### Available data

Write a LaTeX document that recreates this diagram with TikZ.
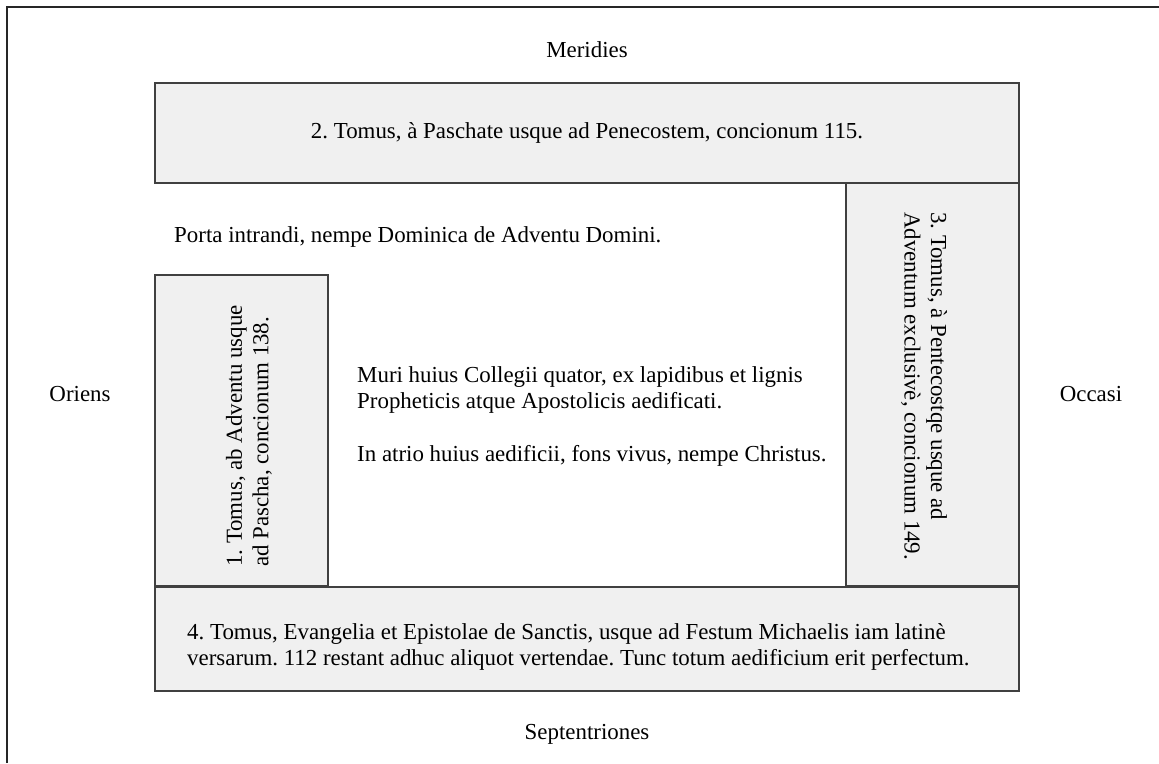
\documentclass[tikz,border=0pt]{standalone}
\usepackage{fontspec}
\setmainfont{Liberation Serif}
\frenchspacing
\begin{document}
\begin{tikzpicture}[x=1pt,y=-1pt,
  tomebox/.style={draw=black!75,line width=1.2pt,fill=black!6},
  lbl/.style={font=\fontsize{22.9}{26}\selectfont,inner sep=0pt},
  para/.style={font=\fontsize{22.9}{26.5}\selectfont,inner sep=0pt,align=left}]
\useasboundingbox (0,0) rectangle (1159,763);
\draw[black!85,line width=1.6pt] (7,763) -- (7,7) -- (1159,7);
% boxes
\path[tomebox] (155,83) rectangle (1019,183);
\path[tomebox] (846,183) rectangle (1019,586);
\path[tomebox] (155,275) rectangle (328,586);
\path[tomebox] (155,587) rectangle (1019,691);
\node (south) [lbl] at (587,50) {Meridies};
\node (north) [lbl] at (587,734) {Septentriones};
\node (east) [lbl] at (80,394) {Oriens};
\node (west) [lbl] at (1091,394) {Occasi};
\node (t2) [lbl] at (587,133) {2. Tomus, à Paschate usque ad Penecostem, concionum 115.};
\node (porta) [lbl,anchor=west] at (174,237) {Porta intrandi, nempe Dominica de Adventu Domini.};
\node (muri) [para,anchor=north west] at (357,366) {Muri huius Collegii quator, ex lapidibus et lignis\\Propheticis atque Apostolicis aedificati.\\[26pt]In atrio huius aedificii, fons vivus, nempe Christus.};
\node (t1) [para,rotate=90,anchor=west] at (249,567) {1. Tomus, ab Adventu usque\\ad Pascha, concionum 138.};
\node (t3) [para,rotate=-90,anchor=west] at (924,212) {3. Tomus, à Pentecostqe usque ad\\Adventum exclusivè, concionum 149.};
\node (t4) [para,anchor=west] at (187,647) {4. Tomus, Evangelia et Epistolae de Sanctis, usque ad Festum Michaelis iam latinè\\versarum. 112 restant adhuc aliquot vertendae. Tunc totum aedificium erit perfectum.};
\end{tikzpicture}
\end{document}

### Problem to solve
Without the pictures, retype the whole of the material above exactly.

### Response below
Write a LaTeX document that recreates this diagram with TikZ.
\documentclass[tikz,border=0pt]{standalone}
\usepackage{fontspec}
\setmainfont{Liberation Serif}
\frenchspacing
\begin{document}
\begin{tikzpicture}[x=1pt,y=-1pt,
  tomebox/.style={draw=black!75,line width=1.2pt,fill=black!6},
  lbl/.style={font=\fontsize{22.9}{26}\selectfont,inner sep=0pt},
  para/.style={font=\fontsize{22.9}{26.5}\selectfont,inner sep=0pt,align=left}]
\useasboundingbox (0,0) rectangle (1159,763);
\draw[black!85,line width=1.6pt] (7,763) -- (7,7) -- (1159,7);
% boxes
\path[tomebox] (155,83) rectangle (1019,183);
\path[tomebox] (846,183) rectangle (1019,586);
\path[tomebox] (155,275) rectangle (328,586);
\path[tomebox] (155,587) rectangle (1019,691);
\node (south) [lbl] at (587,50) {Meridies};
\node (north) [lbl] at (587,734) {Septentriones};
\node (east) [lbl] at (80,394) {Oriens};
\node (west) [lbl] at (1091,394) {Occasi};
\node (t2) [lbl] at (587,133) {2. Tomus, à Paschate usque ad Penecostem, concionum 115.};
\node (porta) [lbl,anchor=west] at (174,237) {Porta intrandi, nempe Dominica de Adventu Domini.};
\node (muri) [para,anchor=north west] at (357,366) {Muri huius Collegii quator, ex lapidibus et lignis\\Propheticis atque Apostolicis aedificati.\\[26pt]In atrio huius aedificii, fons vivus, nempe Christus.};
\node (t1) [para,rotate=90,anchor=west] at (249,567) {1. Tomus, ab Adventu usque\\ad Pascha, concionum 138.};
\node (t3) [para,rotate=-90,anchor=west] at (924,212) {3. Tomus, à Pentecostqe usque ad\\Adventum exclusivè, concionum 149.};
\node (t4) [para,anchor=west] at (187,647) {4. Tomus, Evangelia et Epistolae de Sanctis, usque ad Festum Michaelis iam latinè\\versarum. 112 restant adhuc aliquot vertendae. Tunc totum aedificium erit perfectum.};
\end{tikzpicture}
\end{document}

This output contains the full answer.